Mr. Stanford continues:
But employers don’t want that approach, fearing that arbitrators may occasionally side with the union. The arbitrator in the Air Canada-CAW case did exactly that, sparking a bizarre decision by the company to appeal his “final and binding” judgment to the courts (an appeal since abandoned, wisely).
When employers hold the better cards, as they do in today’s unforgiving labour market, they happily go for the jugular--work stoppage or not. Consider another epic dispute that ended last month:—
—again, this article was written a few months ago—
—the 50-week lockout at the United States Steel Corp. factory in Hamilton. The company starved out the union with far-reaching demands to gut pensions and other long-standing provisions. The economic cost of that bitter, lopsided dispute didn’t slow the company, nor did it spur any level of government to action.

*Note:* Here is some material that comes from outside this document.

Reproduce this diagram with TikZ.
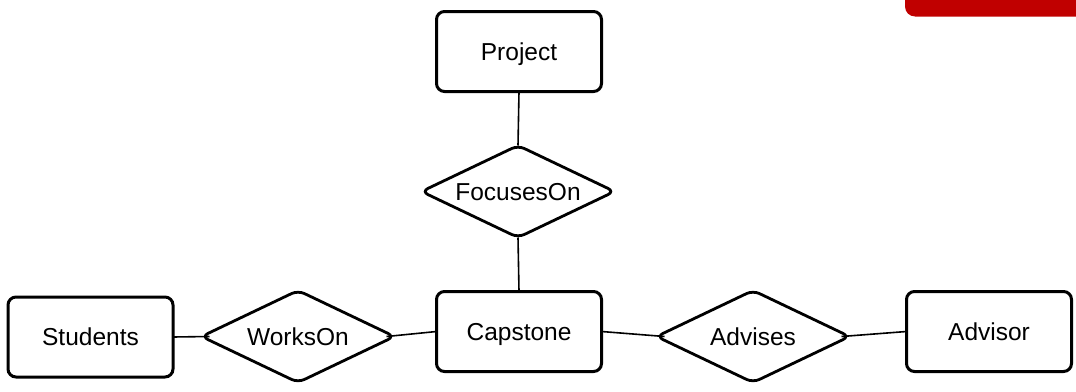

I estimate that the direct loss to GDP resulting from the lockout in Hamilton was four times larger than the effects of a one-week full shutdown at Air Canada. Indirect spinoff losses made the steel lockout even more painful. If government were truly concerned with “protecting recovery,” why didn’t it intervene? True, steel falls within provincial (not federal) labour jurisdiction. But Ottawa had plenty of leverage if it wanted to act--not least U.S. Steel’s galling violation of the production and employment commitments it made when it took over the former Stelco Inc.
Of course, NDP members have raised that in this House a number of times.
Mr. Stanford goes on to stay:
In Hamilton, where workers held little power, the government stood idly by. It seems it’s only when workers have some leverage that it acts powerfully to “protect the economy.”
There’s no doubt [the minister's] actions were popular with many. And there’s no doubt work stoppages cause inconvenience and disruption. But because something is unpopular or inconvenient hardly gives government the moral authority to take away rights, making up the law as it goes--even if it does hold a majority of seats in Parliament.
I read that whole article because I think it very ably outlines the current Conservative government's approach to labour relations in this country. All workers in this country should be very concerned about the way workers are being treated at Air Canada and other workplaces.
I can see you are signalling that my time is up, Mr. Speaker. That is unfortunate, because I was just going to talk about the economic recovery, in relation to which Mr. Stanford once again ably takes apart the government's argument that this is all about the economy.